Something changed in Beijing. Exactly what, I still can’t put my finger on. Dishes here tend to be on the oily and salty side. The air, water and streets are dirty. That can’t help. And I work nights – 5 to 12 most evenings – whereas most of my jobs in the U.S. were day shifts.
Whatever the cause, my body’s changed. My blood pressure runs high, and because of that I feel anxious. I find it harder to relax, and I spend more time worrying about what could be wrong with me instead of thinking about what to cook for dinner or what to buy my girlfriend for her birthday.
To rule out any serious medical problems, my family doctor in the U.S. recommended I have a CT scan of my chest and stomach. He made the suggestion in October while I was in Kentucky visiting family.
I have health insurance through my employer in Beijing, but it doesn’t cover procedures performed outside China. The CT scan, even after a discount (my mom knows the doctor), was going to cost $7,000 in the U.S.
I opted to have it done in China, and last week I went to the Sino-Japanese Friendship Hospital for a stomach and chest CT scan. If you’ve never been to a Chinese hospital, you should know that they’re quite a bit different from Western hospitals.
The Sino-Japanese Hospital has an international wing, but it’s international only in name. All of the doctors are Chinese, and their proficiency in English varies from poor to OK. Consultations and medical treatment are conducted only after you pay for them first. Just to speak with a doctor usually costs around 200 yuan ($32).
After I paid the 4,000 yuan for the CT scans (less than a tenth of what it would have cost in the U.S.), a nurse led me to a small room, where around 50 people were standing around doors marked CT 1, 2 and 3. They included a man on a stretcher slipping in and out of consciousness, an elderly woman having difficulty breathing and several men using canes to stand.
I expected those in good health to yield to the sick, but they instead used their mobility to fight for position. Whenever a door to one of the CT rooms would open, the person closest to it would dart inside and usually re-emerge a few seconds later, after he had been kicked out for cutting line.
The scan itself took only a few minutes. Afterward, as I waited to check out, a middle-aged woman asked me in Chinese if she could take my picture. For all she knew, I could have been a cancer patient with a few weeks to live. Still, I did what I always do when a Chinese person wants a photo of me and put on my best fake smile.
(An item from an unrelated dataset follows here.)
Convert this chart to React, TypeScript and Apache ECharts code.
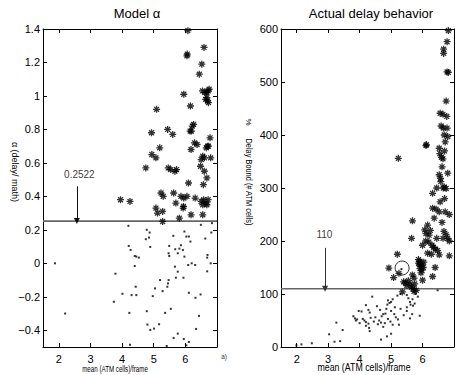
import React, { useEffect, useRef } from "react";
import * as echarts from "echarts";

// ---------- data ----------
const xRange = [1.5, 7];
const alphaRange = [-0.5, 1.4];
const delayRange = [0, 600];

const alphaThreshold = 0.2522;
const alphaArrow = { x: 2.57, from: 0.46, label: "0.2522", labelY: 0.53, labelX: 2.65 };
const delayThreshold = 110;
const delayArrow = { x: 2.9, from: 187, label: "110", labelY: 212, labelX: 2.88 };
const circledPoint: [number, number] = [5.35, 149];

// Model alpha: admitted (stars) and rejected (dots)
const alphaStars: [number, number][] = [
  [6.08, 1.39], [6.59, 1.29], [6.05, 1.24], [6.06, 1.25], [6.52, 1.19], [6.44, 1.13],
  [5.95, 1.01], [6.54, 1.03], [6.62, 1.02], [6.68, 1.02], [6.72, 1.03], [6.75, 1.04],
  [6.64, 0.98], [6.70, 0.97], [6.73, 0.96], [6.68, 0.99], [6.16, 0.94], [5.09, 0.92],
  [4.93, 0.78], [5.44, 0.80], [5.60, 0.77], [6.26, 0.83], [6.22, 0.82], [6.19, 0.79],
  [6.15, 0.79], [6.29, 0.72], [6.37, 0.71], [6.18, 0.68], [6.78, 0.75], [6.70, 0.70],
  [6.66, 0.69], [6.73, 0.70], [6.55, 0.64], [6.60, 0.63], [6.50, 0.62], [6.80, 0.63],
  [5.19, 0.69], [4.94, 0.65], [5.07, 0.63], [4.75, 0.57], [5.46, 0.57], [5.54, 0.56],
  [5.67, 0.55], [6.48, 0.58], [6.60, 0.55], [6.68, 0.51], [6.10, 0.48], [6.57, 0.47],
  [3.95, 0.38], [4.25, 0.37], [5.23, 0.42], [5.30, 0.40], [5.63, 0.42], [5.86, 0.40],
  [5.95, 0.39], [6.05, 0.40], [5.70, 0.36], [5.94, 0.34], [5.93, 0.33], [6.31, 0.39],
  [6.50, 0.37], [6.58, 0.38], [6.65, 0.36], [6.72, 0.38], [6.55, 0.35], [6.68, 0.35],
  [5.07, 0.33], [5.28, 0.31], [5.12, 0.30], [6.18, 0.29], [6.55, 0.29], [5.81, 0.27],
  [5.28, 0.25], [5.72, 0.56],
];
const alphaDots: [number, number][] = [
  [4.20, 0.224], [4.78, 0.20], [4.87, 0.184], [5.97, 0.19], [6.84, 0.24], [6.82, 0.184],
  [4.85, 0.154], [4.75, 0.144], [5.62, 0.164], [6.03, 0.16], [6.11, 0.16], [6.16, 0.13],
  [6.63, 0.148], [4.21, 0.104], [4.27, 0.08], [4.89, 0.098], [5.49, 0.104], [5.86, 0.108],
  [5.68, 0.084], [5.81, 0.088], [5.92, 0.08], [5.47, 0.06], [5.49, 0.044], [5.76, 0.06],
  [5.97, 0.04], [4.40, 0.044], [4.45, 0.04], [4.53, 0.034], [6.69, 0.034], [1.88, 0.0],
  [4.40, -0.016], [5.67, -0.02], [6.09, -0.01], [6.20, 0.0], [6.31, -0.01], [6.80, 0.0],
  [6.69, -0.048], [5.76, -0.05], [3.79, -0.062], [5.20, -0.10], [5.47, -0.10], [5.45, -0.12],
  [5.43, -0.14], [5.70, -0.086], [5.94, -0.086], [4.43, -0.14], [5.04, -0.15], [5.28, -0.166],
  [6.11, -0.176], [6.48, -0.186], [4.01, -0.182], [4.30, -0.19], [4.45, -0.19], [4.97, -0.196],
  [6.32, -0.206], [3.74, -0.23], [2.20, -0.30], [4.23, -0.296], [4.78, -0.286], [5.36, -0.296],
  [5.54, -0.272], [6.43, -0.314], [4.80, -0.366], [5.17, -0.364], [5.01, -0.39], [4.89, -0.398],
  [6.34, -0.392], [5.76, -0.42], [5.63, -0.446], [5.95, -0.452], [6.11, -0.47], [4.25, -0.486],
  [5.41, -0.494], [6.03, -0.49], [6.49, 0.23], [6.70, 0.05],
];

// Actual delay behaviour: violating (stars) and satisfied (dots)
const delayStars: [number, number][] = [
  [6.82, 597], [6.78, 576], [6.67, 562], [6.67, 554], [6.78, 519], [6.82, 518], [6.75, 464],
  [6.56, 441], [6.65, 439], [6.77, 435], [6.59, 417], [6.66, 413], [6.78, 413], [6.80, 397],
  [6.69, 400], [6.72, 387], [6.11, 380], [6.12, 382], [6.53, 375], [6.55, 365], [6.60, 358],
  [6.65, 355], [5.23, 356], [6.80, 328], [6.53, 325], [6.57, 318], [6.58, 312], [6.66, 300],
  [6.69, 302], [6.75, 299], [6.32, 290], [6.56, 274], [6.32, 262], [6.43, 260], [6.53, 255],
  [6.85, 250], [6.37, 243], [5.68, 238], [6.16, 230], [6.07, 221], [6.11, 214], [6.21, 211],
  [6.68, 218], [6.75, 212], [6.80, 205], [6.85, 200], [6.65, 205], [6.10, 200], [6.20, 198],
  [6.30, 192], [6.40, 185], [6.48, 182], [6.35, 188], [6.00, 192], [6.16, 177], [6.85, 172],
  [6.53, 174], [5.20, 175], [5.65, 205], [5.87, 165], [5.92, 162], [5.90, 155], [5.98, 155],
  [5.92, 148], [5.98, 145], [5.95, 140], [6.02, 150], [5.88, 158], [6.04, 160], [4.93, 149],
  [5.25, 139], [5.08, 131], [5.68, 136], [5.73, 130], [6.32, 133], [6.00, 126], [5.40, 123],
  [5.45, 121], [5.50, 116], [5.55, 125], [5.60, 118], [5.65, 113], [5.70, 110], [5.75, 119],
  [5.80, 107], [5.36, 104], [5.73, 105], [6.40, 150], [6.28, 175], [6.45, 205], [6.25, 220],
  [6.62, 235], [6.72, 255], [6.45, 300], [6.70, 280], [6.62, 340], [6.70, 370],
];
const delayDots: [number, number][] = [
  [4.40, 95], [4.90, 88], [4.95, 83], [4.88, 80], [5.00, 85], [5.05, 90], [5.20, 97],
  [5.30, 100], [5.50, 98], [5.55, 92], [5.60, 85], [5.68, 90], [5.62, 80], [5.75, 82],
  [5.70, 78], [4.20, 79], [4.55, 77], [3.97, 68], [4.06, 67], [4.28, 70], [4.32, 65],
  [4.65, 70], [4.75, 62], [4.70, 58], [4.82, 63], [4.85, 72], [5.00, 68], [5.10, 62],
  [5.15, 56], [5.22, 52], [5.50, 68], [5.67, 62], [3.80, 58], [3.85, 54], [3.88, 50],
  [3.92, 52], [4.10, 53], [4.15, 50], [4.20, 47], [4.28, 44], [4.50, 56], [4.62, 50],
  [4.68, 46], [4.58, 43], [4.90, 53], [4.98, 48], [5.05, 42], [5.25, 42], [5.60, 54],
  [5.91, 59], [4.30, 36], [4.32, 30], [4.00, 45], [3.26, 46], [3.46, 32], [3.03, 24],
  [3.38, 11], [3.20, 10], [4.68, 14], [4.87, 20], [2.48, 7], [2.15, 5], [1.99, 3],
  [5.00, 25], [4.45, 48], [4.75, 38], [5.40, 60], [5.50, 75], [5.78, 100], [5.85, 95],
  [6.48, 107], [5.33, 147], [4.20, 40], [4.35, 55], [4.80, 45], [5.12, 75], [5.30, 72],
];

const titles = ["Model α", "Actual delay behavior"];
const xName = "mean (ATM cells)/frame";
const alphaYName = "α (delay/ math)";
const delayYName = "Delay Bound (# ATM cells)";

// ---------- styling ----------
const FONT = "Liberation Sans, Arial, sans-serif";
const STAR = "path://M0,5L10,5M5,0L5,10M1.5,1.5L8.5,8.5M8.5,1.5L1.5,8.5";

function fmt(v: number) {
  const s = String(Number(v.toFixed(2)));
  return s.replace("-", "−");
}

function axis(extra: any) {
  return {
    type: "value",
    axisLine: { show: true, onZero: false, lineStyle: { color: "#000", width: 1 } },
    axisTick: { show: true, inside: true, length: 4, lineStyle: { color: "#000", width: 1 } },
    splitLine: { show: false },
    ...extra,
    axisLabel: {
      color: "#000",
      fontSize: 11,
      fontFamily: FONT,
      formatter: fmt,
      ...(extra.axisLabel || {}),
    },
  };
}

export default function App() {
  const ref = useRef<HTMLDivElement>(null);

  useEffect(() => {
    document.body.style.margin = "0";
    const chart = echarts.init(ref.current!, undefined, { renderer: "svg" });

    const xCommon = { min: xRange[0], max: xRange[1], minInterval: 1, maxInterval: 1, splitNumber: 5 };
    const starSeries = (data: [number, number][], xi: number, yi: number) => ({
      type: "scatter",
      xAxisIndex: xi,
      yAxisIndex: yi,
      data,
      symbol: STAR,
      symbolSize: 7,
      itemStyle: { color: "#000", borderColor: "#000", borderWidth: 1.3 },
      z: 3,
    });
    const dotSeries = (data: [number, number][], xi: number, yi: number) => ({
      type: "scatter",
      xAxisIndex: xi,
      yAxisIndex: yi,
      data,
      symbol: "rect",
      symbolSize: 2,
      itemStyle: { color: "#000" },
      z: 3,
    });
    const thresholdSeries = (
      value: number,
      arrow: { x: number; from: number; label: string; labelX: number; labelY: number },
      xi: number,
      yi: number,
      arrowColor: string
    ) => [
      {
        type: "line",
        xAxisIndex: xi,
        yAxisIndex: yi,
        data: [
          [xRange[0], value],
          [xRange[1], value],
        ],
        symbol: "none",
        lineStyle: { color: "#666", width: 1.6 },
        z: 2,
        markLine: {
          silent: true,
          symbol: ["none", "triangle"],
          symbolSize: 6,
          label: { show: false },
          lineStyle: { color: arrowColor, width: 1, type: "solid" },
          data: [[{ coord: [arrow.x, arrow.from] }, { coord: [arrow.x, value] }]],
        },
      },
      {
        type: "scatter",
        xAxisIndex: xi,
        yAxisIndex: yi,
        data: [[arrow.labelX, arrow.labelY]],
        symbolSize: 0,
        label: {
          show: true,
          position: "inside",
          formatter: arrow.label,
          color: "#000",
          fontSize: 10,
          fontFamily: FONT,
        },
      },
    ];

    chart.setOption({
      animation: false,
      backgroundColor: "#fff",
      grid: [
        { left: 43, top: 29, width: 174, height: 318, show: false },
        { left: 281, top: 29, width: 173, height: 318, show: false },
      ],
      xAxis: [
        axis({ gridIndex: 0, position: "bottom", ...xCommon, axisLabel: { showMinLabel: false, showMaxLabel: false, margin: 6 } }),
        axis({ gridIndex: 0, position: "top", ...xCommon, axisLabel: { show: false } }),
        axis({ gridIndex: 1, position: "bottom", ...xCommon, axisLabel: { showMinLabel: false, showMaxLabel: false, margin: 6 } }),
        axis({ gridIndex: 1, position: "top", ...xCommon, axisLabel: { show: false } }),
      ],
      yAxis: [
        axis({ gridIndex: 0, position: "left", min: alphaRange[0], max: alphaRange[1], minInterval: 0.2, maxInterval: 0.2, splitNumber: 9, axisLabel: { showMinLabel: false, margin: 3 } }),
        axis({ gridIndex: 0, position: "right", min: alphaRange[0], max: alphaRange[1], minInterval: 0.2, maxInterval: 0.2, splitNumber: 9, axisLabel: { show: false } }),
        axis({ gridIndex: 1, position: "left", min: delayRange[0], max: delayRange[1], interval: 100, axisLabel: { margin: 3 } }),
        axis({ gridIndex: 1, position: "right", min: delayRange[0], max: delayRange[1], interval: 100, axisLabel: { show: false } }),
      ],
      series: [
        dotSeries(alphaDots, 0, 0),
        starSeries(alphaStars, 0, 0),
        ...thresholdSeries(alphaThreshold, alphaArrow, 0, 0, "#111"),
        dotSeries(delayDots, 2, 2),
        starSeries(delayStars, 2, 2),
        ...thresholdSeries(delayThreshold, delayArrow, 2, 2, "#333"),
        {
          type: "scatter",
          xAxisIndex: 2,
          yAxisIndex: 2,
          data: [circledPoint],
          symbol: "circle",
          symbolSize: 14,
          itemStyle: { color: "rgba(0,0,0,0)", borderColor: "#000", borderWidth: 1 },
          z: 4,
        },
      ],
      graphic: [
        { type: "text", x: 137, y: 13, style: { text: titles[0], fontSize: 13, fontFamily: FONT, fill: "#000", align: "center", verticalAlign: "middle" } },
        { type: "text", x: 371, y: 13, style: { text: titles[1], fontSize: 13, fontFamily: FONT, fill: "#000", align: "center", verticalAlign: "middle" } },
        { type: "text", x: 115, y: 369, scaleX: 0.69, style: { text: xName, fontSize: 9, fontFamily: FONT, fill: "#000", align: "center", verticalAlign: "middle" } },
        { type: "text", x: 364, y: 367, scaleX: 0.88, style: { text: xName, fontSize: 10, fontFamily: FONT, fill: "#000", align: "center", verticalAlign: "middle" } },
        { type: "text", x: 15, y: 172, rotation: -Math.PI / 2, style: { text: alphaYName, fontSize: 9, fontFamily: FONT, fill: "#000", align: "center", verticalAlign: "middle" } },
        { type: "text", x: 249, y: 182, rotation: -Math.PI / 2, scaleX: 0.78, style: { text: delayYName, fontSize: 9.5, fontFamily: FONT, fill: "#000", align: "center", verticalAlign: "middle" } },
        { type: "text", x: 248, y: 122, rotation: -Math.PI / 2, style: { text: "%", fontSize: 8, fontFamily: FONT, fill: "#000", align: "center", verticalAlign: "middle" } },
        { type: "text", x: 224, y: 356, scaleX: 0.8, style: { text: "a)", fontSize: 8, fontFamily: FONT, fill: "#333", align: "center", verticalAlign: "middle" } },
      ],
    });

    return () => chart.dispose();
  }, []);

  return (
    <div
      ref={ref}
      style={{ position: "fixed", left: 0, top: 0, width: 458, height: 375, background: "#fff" }}
    />
  );
}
After taking two shots with her cell phone camera, the woman put her arm on my shoulder and asked a bystander to take our picture.
Now, China opened up to the world more than 30 years ago, but there are still times when the sight of a foreigner creates a stir. I’m used to it now – the staring, the whispering to other Chinese (“look, a foreigner!”), the requests for a picture.
As the cell phone clicked, I couldn’t help thinking I was at the Forbidden City or the Summer Palace.